On February 8, 2018, multiple news outlets broke the story that Bender was responsible for covering up a car crash on the set of the film Kill Bill that Uma Thurman claims “nearly killed” her.[13]
In 2009, Bender produced the Tarantino film Inglourious Basterds which was nominated for an Academy Award for Best Picture. It would be the last time Bender and Tarantino would ever work together. He also produced the 2012 film Safe, which starred Jason Statham.[14] In 2016, he was executive producer for The Forest, Martin Scorsese's Silence and Mel Gibson's Hacksaw Ridge.[15] In 2017, it was announced that Bender would serve as a producer for the film The Widow.[16]
In 2024, Bender produced the film How Kids Roll.[17]
Bender makes a cameo appearance in many of the films he produces: he was a police officer chasing Mr. Pink in Reservoir Dogs, a restaurant patron billed as a "Long Hair Yuppie-Scum" in Fresh, Pulp Fiction and Four Rooms, a hotel clerk in Kill Bill: Volume 2, and as a bartender in Safe.[14]
He produced the 2006 documentary An Inconvenient Truth, which raised unprecedented awareness about climate change and won the Academy Award for Best Documentary Feature.[18]
In 2008, Bender was a founding member of the World Security Institute campaign, Global Zero.[19] His 2010 documentary, Countdown to Zero, featured British Prime Minister Tony Blair, Pakistani President Pervez Musharraf, Soviet Union President Mikhail Gorbachev, South African President F. W. de Klerk and US President Jimmy Carter among others and detailed the urgent risk posed by proliferation, terrorism, and accidental use of nuclear weapons.[20] Bender was an executive producer for the 2017 sequel to An Inconvenient Truth, .[21]
In the early 2000s, Bender formed a partnership with Kevin Kelly Brown and created the production company Bender Brown Productions. The company produced the CBS Drama Dr. Vegas and the Syfy channel mini-series Earthsea.[22]
In 2008, it was reported that Bender was working with Nine Inch Nails' Trent Reznor to create a television series based on the 2007 album Year Zero.[23]

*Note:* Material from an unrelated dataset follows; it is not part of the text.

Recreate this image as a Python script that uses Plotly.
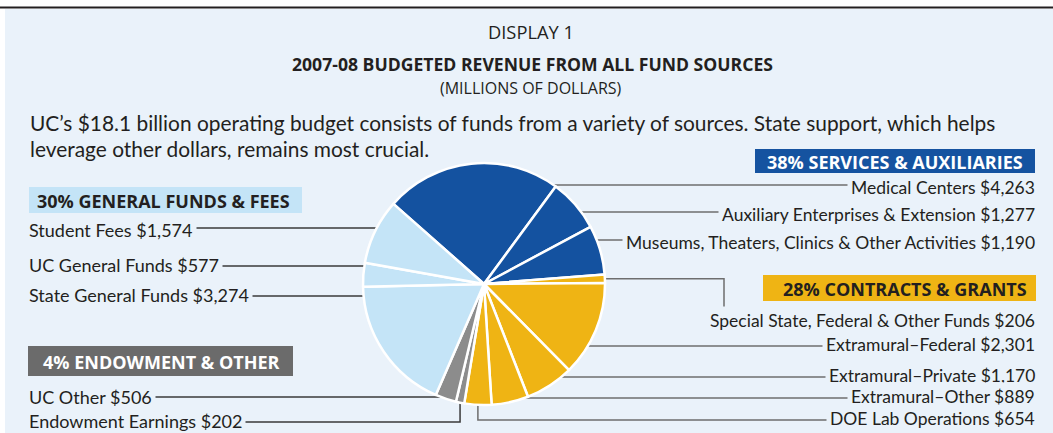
import math
import plotly.graph_objects as go

W, H = 1053, 433

# ---------------- data ----------------
slice_names = [
    "Medical Centers",
    "Auxiliary Enterprises & Extension",
    "Museums, Theaters, Clinics & Other Activities",
    "Special State, Federal & Other Funds",
    "Extramural–Federal",
    "Extramural–Private",
    "Extramural–Other",
    "DOE Lab Operations",
    "Endowment Earnings",
    "UC Other",
    "State General Funds",
    "UC General Funds",
    "Student Fees",
]
slice_values = [4263, 1277, 1190, 206, 2301, 1170, 889, 654, 202, 506, 3274, 577, 1574]
slice_groups = ["services", "services", "services",
                "contracts", "contracts", "contracts", "contracts", "contracts",
                "endowment", "endowment",
                "general", "general", "general"]

group_titles = {
    "general": "30% GENERAL FUNDS & FEES",
    "services": "38% SERVICES & AUXILIARIES",
    "contracts": "28% CONTRACTS & GRANTS",
    "endowment": "4% ENDOWMENT & OTHER",
}

display_label = "DISPLAY 1"
title_text = "2007-08 BUDGETED REVENUE FROM ALL FUND SOURCES"
subtitle_text = "(MILLIONS OF DOLLARS)"
para_lines = [
    "UC’s $18.1 billion operating budget consists of funds from a variety of sources. State support, which helps",
    "leverage other dollars, remains most crucial.",
]

# ---------------- styles / layout ----------------
BG = "#eaf2fa"
TXT = "#231f20"
FONT = "Lato"
HFONT = "Open Sans"
group_colors = {"services": "#1452a0", "contracts": "#efb414",
                "endowment": "#8c8c8c", "general": "#c4e4f7"}
box_text_colors = {"services": "white", "contracts": TXT,
                   "endowment": "white", "general": TXT}
box_fill = {"services": "#1553a0", "contracts": "#efb414",
            "endowment": "#6b6b6b", "general": "#c4e4f7"}
# box rectangles (pixels): x0, x1, y0, y1, text anchor x, anchor side
box_geom = {
    "general": (29, 302, 187, 213, 35, "left"),
    "endowment": (28, 293, 346, 376, 41, "left"),
    "services": (755, 1035, 149, 173, 1025, "right"),
    "contracts": (763, 1036, 275, 301, 1029, "right"),
}
BOX_FONT_SIZE = 18

CX, CY, R = 484, 284, 121
ROT = -48.5

# label placement per slice: side, text y, line y, mode
label_layout = [
    ("right", 187, 185, "h"),
    ("right", 214, 212, "h"),
    ("right", 242, 240, "h"),
    ("right", 320, 308, "special"),
    ("right", 344, 346, "h"),
    ("right", 375, 377, "h"),
    ("right", 396, 398, "h"),
    ("right", 418, 420, "down"),
    ("left", 421, 422, "down"),
    ("left", 397, 397, "h"),
    ("left", 295, 296, "h"),
    ("left", 265, 266, "h"),
    ("left", 230, 228, "h"),
]
LEFT_X = 24.5
RIGHT_X = 1039
SPECIAL_BEND_X = 724
line_colors = {"left": "#3a3a3a", "right": "#6e6e6e"}
label_sizes = {"left": 18, "right": 17.5}


def px(x):
    return x / W


def py(y):
    return 1 - y / H


fig = go.Figure()

fig.add_trace(go.Pie(
    labels=slice_names,
    values=slice_values,
    sort=False,
    direction="clockwise",
    rotation=ROT,
    textinfo="none",
    hoverinfo="label+value",
    showlegend=False,
    marker=dict(colors=[group_colors[g] for g in slice_groups],
                line=dict(color="white", width=2.5)),
    domain=dict(x=[px(CX - R), px(CX + R)], y=[py(CY + R), py(CY - R)]),
))

shapes = []
annotations = []

# background panel + top rule
shapes.append(dict(type="rect", xref="paper", yref="paper", layer="below",
                   x0=px(5), x1=px(W), y0=py(H), y1=py(9),
                   fillcolor=BG, line=dict(width=0)))
shapes.append(dict(type="line", xref="paper", yref="paper", layer="below",
                   x0=0, x1=1, y0=py(7.5), y1=py(7.5),
                   line=dict(color=TXT, width=2)))

# slice mid-angles from the data (clockwise from 12 o'clock)
total = sum(slice_values)
mids = []
acc = ROT
for v in slice_values:
    span = v / total * 360
    mids.append(acc + span / 2)
    acc += span


def edge_point(angle_deg):
    a = math.radians(angle_deg)
    return CX + R * math.sin(a), CY - R * math.cos(a)


def edge_x_at(y, side):
    d = math.sqrt(max(R * R - (y - CY) ** 2, 0))
    return CX + d if side == "right" else CX - d


for i, (name, val) in enumerate(zip(slice_names, slice_values)):
    side, ty, ly, mode = label_layout[i]
    col = line_colors[side]
    end_x = RIGHT_X - 6 if side == "right" else LEFT_X + 6
    if mode == "h":
        sx = edge_x_at(ly, side)
        path = f"M{px(sx)},{py(ly)} L{px(end_x)},{py(ly)}"
    elif mode == "down":
        ex, ey = edge_point(mids[i])
        path = f"M{px(ex)},{py(ey)} L{px(ex)},{py(ly)} L{px(end_x)},{py(ly)}"
    else:  # special: horizontal out, then down toward the label
        ex, ey = edge_point(mids[i])
        path = (f"M{px(ex)},{py(ey)} L{px(SPECIAL_BEND_X)},{py(ey)} "
                f"L{px(SPECIAL_BEND_X)},{py(ly)}")
    shapes.append(dict(type="path", xref="paper", yref="paper", layer="below",
                       path=path, line=dict(color=col, width=1.5)))
    annotations.append(dict(
        xref="paper", yref="paper",
        x=px(RIGHT_X if side == "right" else LEFT_X), y=py(ty),
        xanchor="right" if side == "right" else "left", yanchor="middle",
        text=f"{name} ${val:,}", showarrow=False,
        font=dict(family=FONT, size=label_sizes[side], color=TXT),
        bgcolor=BG, borderpad=3,
    ))

# category boxes
for g, (x0, x1, y0, y1, tx, anchor) in box_geom.items():
    shapes.append(dict(type="rect", xref="paper", yref="paper", layer="below",
                       x0=px(x0), x1=px(x1), y0=py(y1), y1=py(y0),
                       fillcolor=box_fill[g], line=dict(width=0)))
    annotations.append(dict(
        xref="paper", yref="paper", x=px(tx), y=py((y0 + y1) / 2 + 0.5),
        xanchor=anchor, yanchor="middle", showarrow=False,
        text=f"<b>{group_titles[g]}</b>",
        font=dict(family=HFONT, size=BOX_FONT_SIZE, color=box_text_colors[g]),
    ))

# titles and paragraph
annotations.append(dict(xref="paper", yref="paper", x=px(531), y=py(32),
                        xanchor="center", yanchor="middle", showarrow=False,
                        text=display_label,
                        font=dict(family=HFONT, size=18.3, color=TXT)))
annotations.append(dict(xref="paper", yref="paper", x=px(532), y=py(64),
                        xanchor="center", yanchor="middle", showarrow=False,
                        text=f"<b>{title_text}</b>",
                        font=dict(family=HFONT, size=17.6, color=TXT)))
annotations.append(dict(xref="paper", yref="paper", x=px(531), y=py(88.5),
                        xanchor="center", yanchor="middle", showarrow=False,
                        text=subtitle_text,
                        font=dict(family=HFONT, size=16, color=TXT)))
for j, (line_txt, yy) in enumerate(zip(para_lines, [122, 149])):
    annotations.append(dict(xref="paper", yref="paper", x=px(28), y=py(yy),
                            xanchor="left", yanchor="middle", showarrow=False,
                            text=line_txt,
                            font=dict(family=FONT, size=20.9, color=TXT)))

fig.update_layout(
    width=W, height=H,
    margin=dict(l=0, r=0, t=0, b=0),
    paper_bgcolor="white",
    plot_bgcolor="rgba(0,0,0,0)",
    shapes=shapes,
    annotations=annotations,
    showlegend=False,
)

fig.write_html(
    "out.html",
    config={"displayModeBar": False},
    post_script="document.body.style.margin='0';document.body.style.overflow='hidden';",
)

Bender produced the 2015 Starz miniseries Flesh and Bone.[24] In 2017, it was announced that Bender and Brown would executive produce a reboot pilot of the television series Roswell for The CW.[25] The CW ordered Roswell, New Mexico to series in May 2018.[26] Bender also executive produced the 2018 Netflix series Seven Seconds.[27]
Bender is also a passionate social and political activist and supports many causes.[28] Bender serves on the board of The Creative Coalition. He is a member of Council on Foreign Relations the Pacific Council. Bender is also on the Advisory Board for the UCLA Institute of the Environment and Sustainability and a member of the Global Zero campaign.[29]
In 2004, Bender was a top fundraiser for John Kerry's presidential campaign.[30] He was also an early supporter of Barack Obama's 2008 presidential campaign.[31] Being of Jewish descent, in August 2015 he signed – as one of 98 members of the Los Angeles' Jewish community – an open letter supporting the proposed nuclear agreement between Iran and six world powers led by the United States "as being in the best interest of the United States and Israel."[32]
On May 11, 2013, he returned to The University of Maine to receive an honorary Doctor of Humane Letters degree and share remarks during the 2013 Commencement ceremonies.
In 1994, Pulp Fiction won the Palme d'Or award at the Cannes Film Festival.[33] Bender received a producer of the year award at the Cannes Film Festival in 2001, becoming the third person ever to win the award and the first American to do so.[34] In 2005, Bender was presented with the Torch of Liberty award from the ACLU.[35] He was named a Wildlife Hero by the National Wildlife Federation in 2011.[36] Throughout his career, films Bender has produced or executive produced have won a total of eight Academy Awards.[2]